I'm not sure if they had relations, I know while he was in Texas they did not (the guy he was with busted him as well) but after we broke up who knows. But we were broken by that point as I completely believe he had intentions to. They were making plans... However I think that becuase of all the drama that happened she got nothing and this is why she's been monitoring me all this time. She didn't even know the other roommate's name nor that they got a third roommate 2 months after our breakup.
I know she's a little insignificant piece of nothing but still...It burns me. I just keep wondering if this is it? I mean completely it?

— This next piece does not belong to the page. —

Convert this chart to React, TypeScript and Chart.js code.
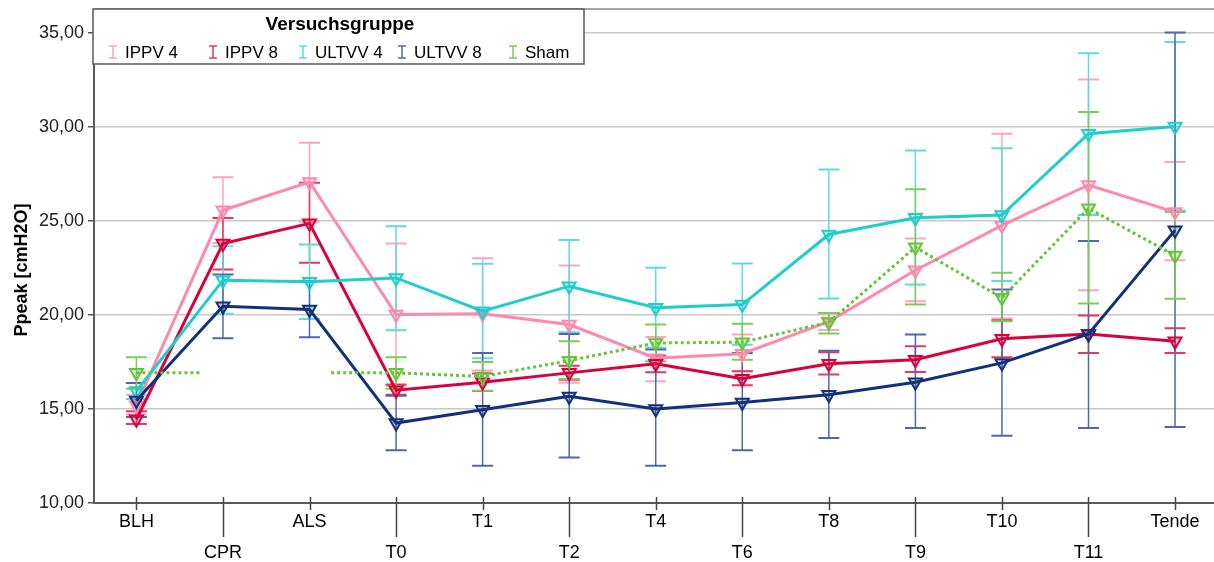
import React, { useEffect, useRef } from "react";
import { Chart, registerables } from "chart.js";

Chart.register(...registerables);

// Time points along the horizontal axis
const categories = ["BLH", "CPR", "ALS", "T0", "T1", "T2", "T4", "T6", "T8", "T9", "T10", "T11", "Tende"];
const yTickValues = [10, 15, 20, 25, 30, 35];

// Group means with lower / upper error-bar limits (Ppeak, cmH2O)
const ippv4Mean = [15.2, 25.57, 27.07, 20.02, 20.06, 19.49, 17.7, 17.94, 19.65, 22.38, 24.76, 26.91, 25.47];
const ippv4Low = [14.7, 23.82, 24.96, 16.24, 17.05, 16.4, 16.47, 17.0, 19.2, 20.73, 19.81, 21.32, 22.91];
const ippv4High = [15.75, 27.32, 29.16, 23.8, 23.02, 22.63, 18.83, 18.96, 20.1, 24.07, 29.64, 32.52, 28.13];

const ippv8Mean = [14.45, 23.8, 24.87, 16.0, 16.42, 16.92, 17.41, 16.61, 17.4, 17.62, 18.73, 18.99, 18.6];
const ippv8Low = [14.2, 22.42, 22.77, 15.75, 15.96, 16.55, 16.95, 16.26, 16.83, 16.97, 17.75, 17.98, 17.98];
const ippv8High = [14.88, 25.15, 27.03, 16.3, 16.88, 17.3, 17.84, 17.0, 18.01, 18.33, 19.72, 19.97, 19.29];

const ultvv4Mean = [15.95, 21.85, 21.76, 21.97, 20.2, 21.53, 20.38, 20.55, 24.28, 25.17, 25.31, 29.64, 30.02];
const ultvv4Low = [15.53, 20.06, 19.79, 19.19, 17.7, 19.08, 18.25, 18.42, 20.87, 21.62, 21.8, 25.31, 25.56];
const ultvv4High = [16.38, 23.66, 23.75, 24.72, 22.72, 23.98, 22.51, 22.74, 27.74, 28.75, 28.86, 33.92, 34.52];

const ultvv8Mean = [15.45, 20.46, 20.29, 14.25, 14.96, 15.67, 15.0, 15.35, 15.76, 16.42, 17.45, 18.99, 24.51];
const ultvv8Low = [14.57, 18.76, 18.81, 12.8, 11.98, 12.42, 11.98, 12.8, 13.46, 13.99, 13.58, 13.99, 14.04];
const ultvv8High = [16.38, 22.15, 21.8, 15.71, 17.98, 18.99, 18.16, 17.98, 18.1, 18.96, 21.35, 23.93, 35.02];

const shamMean = [16.92, null, null, 16.92, 16.73, 17.57, 18.51, 18.55, 19.61, 23.6, 20.91, 25.67, 23.16];
const shamLow = [16.08, null, null, 16.08, 15.97, 16.6, 17.54, 17.62, 19.01, 20.55, 19.66, 20.61, 20.86];
const shamHigh = [17.75, null, null, 17.75, 17.5, 18.6, 19.49, 19.53, 20.11, 26.68, 22.24, 30.79, 25.47];

// Short dotted stubs of the Sham line next to its missing values
const shamStubX = [0, 0.74, 1.5, 2.25, 3];
const shamStubY = [16.92, 16.92, null, 16.92, 16.92];

const seriesNames = ["IPPV 4", "IPPV 8", "ULTVV 4", "ULTVV 8", "Sham"];
const lineColors = ["#FF88AE", "#D9003C", "#1FCDCD", "#15307A", "#66C43A"];
const barColors = ["#FFA3C2", "#E23A62", "#5CDCDC", "#5068A8", "#7ACD58"];
const fillColors = ["rgba(255,136,174,0.25)", "rgba(217,0,60,0.25)", "rgba(31,205,205,0.25)", "rgba(21,48,122,0.25)", "rgba(102,196,58,0.25)"];

const means = [ippv4Mean, ippv8Mean, ultvv4Mean, ultvv8Mean, shamMean];
const lows = [ippv4Low, ippv8Low, ultvv4Low, ultvv8Low, shamLow];
const highs = [ippv4High, ippv8High, ultvv4High, ultvv8High, shamHigh];

const FONT = "'Liberation Sans', Arial, sans-serif";

const toPoints = (vals: (number | null)[]) => vals.map((v, i) => ({ x: i, y: v }));

// Error bars behind the lines
const errorBarPlugin = {
  id: "errorBars",
  beforeDatasetsDraw(chart: any) {
    const { ctx } = chart;
    const xs = chart.scales.x;
    const ys = chart.scales.y;
    ctx.save();
    means.forEach((_, s) => {
      ctx.strokeStyle = barColors[s];
      for (let i = 0; i < categories.length; i++) {
        const lo = lows[s][i];
        const hi = highs[s][i];
        if (lo == null || hi == null) continue;
        const x = xs.getPixelForValue(i);
        const yl = ys.getPixelForValue(lo);
        const yh = ys.getPixelForValue(hi);
        ctx.lineWidth = 1.5;
        ctx.beginPath();
        ctx.moveTo(x, yl);
        ctx.lineTo(x, yh);
        ctx.stroke();
        ctx.lineWidth = 2;
        ctx.beginPath();
        ctx.moveTo(x - 10.5, yl);
        ctx.lineTo(x + 10.5, yl);
        ctx.moveTo(x - 10.5, yh);
        ctx.lineTo(x + 10.5, yh);
        ctx.stroke();
      }
    });
    ctx.restore();
  },
};

// Plot frame, category tick marks, axis title and the legend box
const framePlugin = {
  id: "frame",
  beforeDatasetsDraw(chart: any) {
    const { ctx, chartArea } = chart;
    const xs = chart.scales.x;
    ctx.save();
    ctx.strokeStyle = "#8A8A8A";
    ctx.lineWidth = 1.5;
    ctx.beginPath();
    ctx.moveTo(chartArea.left, chartArea.top);
    ctx.lineTo(chartArea.right, chartArea.top);
    ctx.stroke();
    ctx.strokeStyle = "#5A5A5A";
    ctx.lineWidth = 2;
    ctx.beginPath();
    ctx.moveTo(chartArea.left, chartArea.top);
    ctx.lineTo(chartArea.left, chartArea.bottom);
    ctx.lineTo(chartArea.right, chartArea.bottom);
    ctx.stroke();
    ctx.lineWidth = 1.5;
    ctx.strokeStyle = "#444";
    categories.forEach((_, i) => {
      const x = Math.round(xs.getPixelForValue(i)) + 0.5;
      ctx.beginPath();
      ctx.moveTo(x, chartArea.bottom - 6);
      ctx.lineTo(x, chartArea.bottom + (i % 2 === 0 ? 7 : 34));
      ctx.stroke();
    });
    ctx.restore();
  },
  afterDraw(chart: any) {
    const { ctx, chartArea } = chart;
    ctx.save();
    // y axis title
    ctx.translate(22, 270);
    ctx.rotate(-Math.PI / 2);
    ctx.font = `bold 18px ${FONT}`;
    ctx.fillStyle = "#000";
    ctx.textAlign = "center";
    ctx.textBaseline = "middle";
    ctx.fillText("Ppeak [cmH2O]", 0, 0);
    ctx.restore();

    // legend box
    ctx.save();
    const bx = chartArea.left - 1;
    const by = chartArea.top;
    const bw = 491;
    const bh = 55;
    ctx.fillStyle = "#fff";
    ctx.fillRect(bx, by, bw, bh);
    ctx.strokeStyle = "#5A5A5A";
    ctx.lineWidth = 1.5;
    ctx.strokeRect(bx, by, bw, bh);
    ctx.fillStyle = "#000";
    ctx.font = `bold 19px ${FONT}`;
    ctx.textAlign = "center";
    ctx.textBaseline = "middle";
    ctx.fillText("Versuchsgruppe", bx + 247, by + 16);
    const itemX = [113, 213, 303, 402, 513];
    ctx.font = `17px ${FONT}`;
    ctx.textAlign = "left";
    seriesNames.forEach((name, s) => {
      const gx = itemX[s];
      const gy = by + 43;
      ctx.strokeStyle = barColors[s];
      ctx.lineWidth = 1.5;
      ctx.beginPath();
      ctx.moveTo(gx, gy - 6);
      ctx.lineTo(gx, gy + 6);
      ctx.moveTo(gx - 4, gy - 6);
      ctx.lineTo(gx + 4, gy - 6);
      ctx.moveTo(gx - 4, gy + 6);
      ctx.lineTo(gx + 4, gy + 6);
      ctx.stroke();
      ctx.fillStyle = "#000";
      ctx.fillText(name, gx + 12, gy + 1);
    });
    ctx.restore();
  },
};

export default function App() {
  const ref = useRef<HTMLCanvasElement>(null);

  useEffect(() => {
    if (!ref.current) return;
    const datasets: any[] = means.map((vals, s) => ({
      label: seriesNames[s],
      data: toPoints(vals),
      borderColor: lineColors[s],
      backgroundColor: fillColors[s],
      borderWidth: 3,
      borderDash: s === 4 ? [3, 3] : [],
      pointStyle: "triangle",
      rotation: 180,
      pointRadius: 7.5,
      pointBorderWidth: 2,
      pointBorderColor: lineColors[s],
      pointBackgroundColor: fillColors[s],
      spanGaps: false,
      tension: 0,
      order: 10 - s,
    }));
    datasets.push({
      label: "Sham stub",
      data: shamStubX.map((x, i) => ({ x, y: shamStubY[i] })),
      borderColor: lineColors[4],
      borderWidth: 3,
      borderDash: [3, 3],
      pointRadius: 0,
      spanGaps: false,
      order: 1,
    });

    const chart = new Chart(ref.current, {
      type: "line",
      data: { datasets },
      plugins: [errorBarPlugin, framePlugin],
      options: {
        animation: false,
        responsive: false,
        devicePixelRatio: 1,
        layout: { autoPadding: false, padding: { top: 9, right: 0, left: 0, bottom: 0 } },
        plugins: { legend: { display: false }, tooltip: { enabled: false } },
        scales: {
          x: {
            type: "linear",
            min: -0.49,
            max: 12.45,
            afterBuildTicks: (s: any) => {
              s.ticks = categories.map((_, i) => ({ value: i }));
            },
            afterFit: (s: any) => {
              s.height = 59;
              s.paddingLeft = 0;
              s.paddingRight = 0;
            },
            grid: { display: false, drawTicks: false },
            border: { display: false },
            ticks: {
              autoSkip: false,
              maxRotation: 0,
              padding: 4,
              color: "#000",
              font: { family: FONT, size: 18, lineHeight: 1.72 },
              callback: (v: any) => {
                const i = Math.round(Number(v));
                return i % 2 === 0 ? [categories[i]] : ["", categories[i]];
              },
            },
          },
          y: {
            min: 10,
            max: 36.27,
            afterBuildTicks: (s: any) => {
              s.ticks = yTickValues.map((v) => ({ value: v }));
            },
            afterFit: (s: any) => {
              s.width = 94;
              s.paddingTop = 0;
              s.paddingBottom = 0;
            },
            grid: { color: "#C8C8C8", lineWidth: 1.5, tickLength: 6, tickColor: "#555", tickWidth: 1.5 },
            border: { display: false },
            ticks: {
              padding: 4,
              color: "#222",
              font: { family: FONT, size: 18 },
              callback: (v: any) => Number(v).toFixed(2).replace(".", ","),
            },
          },
        },
      },
    } as any);
    return () => chart.destroy();
  }, []);

  return (
    <div style={{ position: "fixed", left: 0, top: 0, width: 1214, height: 562, background: "#fff" }}>
      <canvas ref={ref} width={1214} height={562} style={{ display: "block" }} />
    </div>
  );
}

Or if this is possibly something that eventually we can work through. not now, I think we still need to be seperate for awhile. Do I want him back? Not sure anymore now that I know some of this new information. Do I still love him? Yes, always will. Doens't mean that I won't ever be able to love another, just means that this man has a piece of my heart and as he was my first love - even at this age 31. I guess I'm just concerend that she will spew forth whatever and he'll just be like ok this is even much more drama than is worth it.

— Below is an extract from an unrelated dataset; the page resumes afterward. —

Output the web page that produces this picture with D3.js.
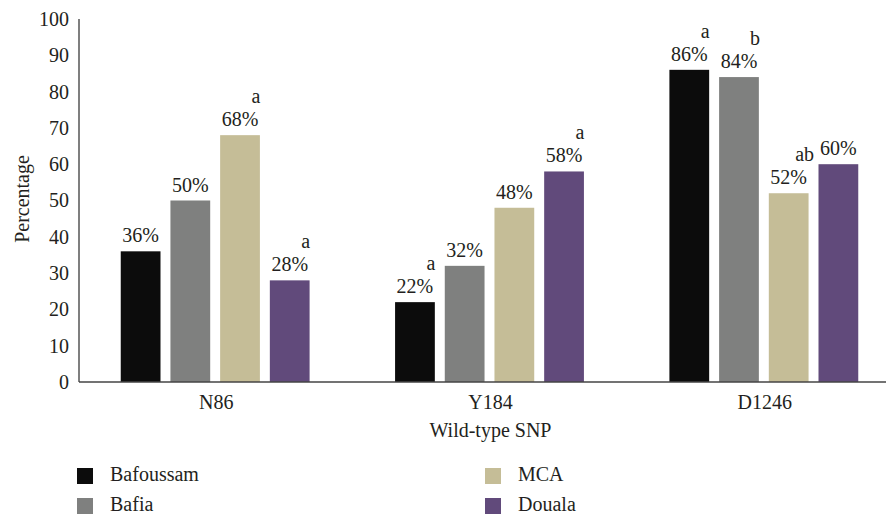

I undrstnad that he is the one who created the fire...i'm just the one who poured gasoline on it. I flipped out, simple as that. Never thought he'd cheat on me.
Re: Spoke with the OW the other day - need advice lookin4alite: Zippy,
Welcome to Ojar, this is the right place for safe and healthy discussion and these guys are great. They all have been where you are and care deeply.
The reality is I think you need to move on. If you hold onto him there is an unfortunate chance he will cheat again. But the pain will be worse each time. He has already moved on else he would not cheat even if just emotionally.
Please keep posting and check out our other sections.
Take Care
Lite
Re: Spoke with the OW the other day - need advice sheydp: More than just the cheating... he has a continual pattern of lying. From one who has experienced the extensive damage of this - don't return to it. You don't want to spend your life checking his emails, his phone, his car ashtray (long and odd story lol). He wants what he wants, acts impulsively and without talking about it, and outright lies. He has to learn to stop these, and be able to recognize the damage these behaviours cause. Doesn't sound like he has! Let him go... as hard as that is. Let her go - she is following the path you would have followed had you stayed - she has to monitor every part of his past current and possible future life just to know who he is and where the truth lies. I feel sorry for her, but glad you have escaped. Don't return to the trap. Love, but love from a distance.
((((((((HUGS)))))))
Shey
Re: Spoke with the OW the other day - need advice alonewith2: I agree with the others. I married a man who drifted from one relationship to the next (usually starting the next relationship before the other ended), and he kept that pattern even after marriage. He cheated on me a number of times. I became the crazy wife monitoring and snooping, etc...and I hated being that woman! It's no way to live.
Will you ever be able to trust him again? What if he goes on another trip? What if you have another dream/instinct?
I really must suggest letting him go. You are not too far involved in all of this mess to get away with a somewhat clean break! You deserve so much more than what he has to offer!